The BFI’s archive has proven to be a good resource for storyboard research, as long as the researcher remains alert. For example, a key characteristic of storyboards that serve narrative animation is their amplified seriality, when compared to live action storyboards, due to the need to more carefully plan – and deliver – the series of developing images required for the illusion of life.

Yet, simultaneously, the pre-production world of an animated film is also filled with many more drawn documents than that of the live-action film, with character model sheets, colour mood boards, layout designs etc likely to populate the archive alongside the storyboard pages.

Without vigilant archival practice at the point of cataloguing, it can be quite tricky to work out what once was a storyboard drawing and what wasn’t – especially if there is the suspicion that the images might have been remounted to help with their preservation.

These were the challenges faced when reviewing the BFI’s Halas and Batchelor holdings, in particular some colour images related to Animal Farm (1954), the first British animated feature film. Following a ‘storyboard’ keyword search, a range of materials were returned, including several easily recognisable storyboard panels, such as the one pictured at the top of this article, to the more curious documents pictured to the side of this article. Here, short sequences of colour drawings, mounted in a narrative sequence on sheets of black card look like storyboards, yet their abbreviated seriality – offering only key frames accompanied by short lines of description from the script – suggests that these fall somewhere between a working storyboard and a fragmentary sample from a now lost colour mood board.
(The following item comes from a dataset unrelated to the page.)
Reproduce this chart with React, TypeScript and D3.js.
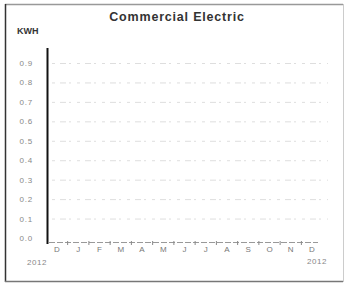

Preparatory artwork for Animal Farm (1954)
BFI National Archive

In this instance, the material pliability of the storyboard, which is a considerable strength during production, allowing individual frames and whole sequences to be cut, glued, re-cut, moved, to help plan a scene, becomes a challenge for both the archivist and the researcher.

Also to be found in the BFI’s archive are the storyboards produced by Ivor Beddoes for The Empire Strikes Back (1980). Unlike the Animal Farm materials discussed above, there is no uncertainty regarding the purpose or form of Beddoes’ work: it is a storyboard. This is not to say that Beddoes’ storyboard is not noteworthy, far from it. Visually, the pages are filled with artistic flourishes that conjure the sensation of movement and space, such as whip pans, expansive tracks and zooms, and wide panoramas that literally stretch the storyboard frame across the entire page. Perhaps a by-product of Beddoes’ experience in theatrical production design, his Empire Strikes Back storyboards seek to inject depth at every possible opportunity.

These storyboards now form part of the Ivor Beddoes Collection at the BFI National Archive. The fact that they form part of an artist’s archive, rather than a studio archive, serves as a potent reminder of how storyboards, and other visual pre-production materials, could become decoupled from the film and the producing studio’s archive in the pre-digital era. In the case of Beddoes’s Empire Strikes Back work, being based almost exclusively at the Elstree Studios meant that the storyboards were not archived with the rest of the production papers at Lucasfilm.

Hopefully these brief insights into the variety, vagaries and vitality of storyboard research have whetted your appetite for more! At the very least, next time you find yourself in a multiplex, I hope that you might pause for a moment to consider what role the storyboard and the storyboard artist might have played in the creation of the images that you now see on screen.